WASHINGTON — New scientific studies — including one released this week — add urgency to the need to reduce carbon emissions, but the United States can do it in a way that strengthens American economic prosperity and national security, former Vice President Al Gore told a Senate committee Wednesday.
Gore called on Congress to pass President Barack Obama's economic stimulus package because it contains billions of dollars for energy efficiency, renewable energy, an improved national electricity grid and cleaner transportation, which add up to large reductions in carbon dioxide emissions.
Gore, who won a Nobel Peace Prize for helping the public understand global warming, brought the Senate Foreign Relations Committee up to speed using his trademark slides and short videos. He also urged the U.S. to take three steps: Pass the stimulus plan with its big boost for clean electricity, then pass a law to put a price on carbon emissions and limit them, and then lead all countries to agree to binding reductions under a new treaty — all by the end of this year.
"The scientists are practically screaming from the rooftops. This is a planetary emergency. It's outside the scale we're used to dealing with," Gore told the senators.
Bold action is needed because the climate that makes human civilization possible is at risk, and decisions about whether to burn more fossil fuel now will have an impact on Earth's climate far into the future, he said.
One of the examples of new evidence Gore mentioned was a report by National Oceanic and Atmospheric Administration scientist Susan Solomon that concluded that changes in temperature, rainfall and sea level are largely irreversible for more than 1,000 years after carbon dioxide emissions stop completely.
Heat-trapping carbon dioxide and other greenhouse gases, mainly from the burning of fossil fuels, have caused the Earth's temperature to increase in recent decades, and scientists say that the average global surface temperature could rise by up to another 11 degrees Fahrenheit by the end of the century if carbon emissions continue unchecked. Carbon dioxide remains in the atmosphere for centuries, and about 20 percent of it remains for thousands of years.

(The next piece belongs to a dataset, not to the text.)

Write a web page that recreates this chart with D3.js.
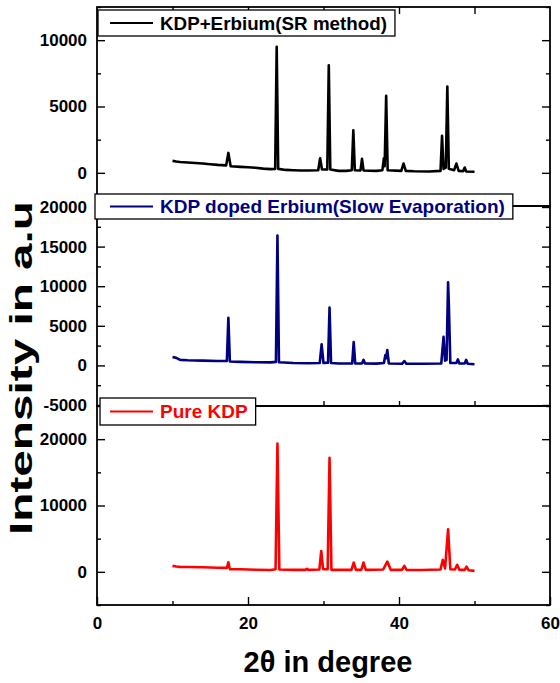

Solomon's study with Swiss and French partners looked at the consequences of letting carbon dioxide build up in the atmosphere above the current level during this century and then completely halting emissions. It found evidence that there'd be decreases in rainfall comparable to the 1930s Dust Bowl in North America and many other parts of the world that would last for hundreds of years, and that a gradual rise in the sea level over 1,000 years would be locked in.
Solomon said in a statement this week that the study "convinced us that current choices regarding carbon dioxide emissions will have legacies that will irreversibly change the planet."
"It's a sobering warning that the quicker we reduce emissions the better," Gore said when he told senators about Solomon's report and other recent findings, but he added that there was no reason to fear doom or to make what he called a false choice between "our planet and our way of life."
"In fact, the solutions to the climate crisis are the very same solutions that will address our economic and national security crises as well," he said, arguing that renewable energy — sun, wind and geothermal — will create jobs and reduce dependence on oil-powered regimes.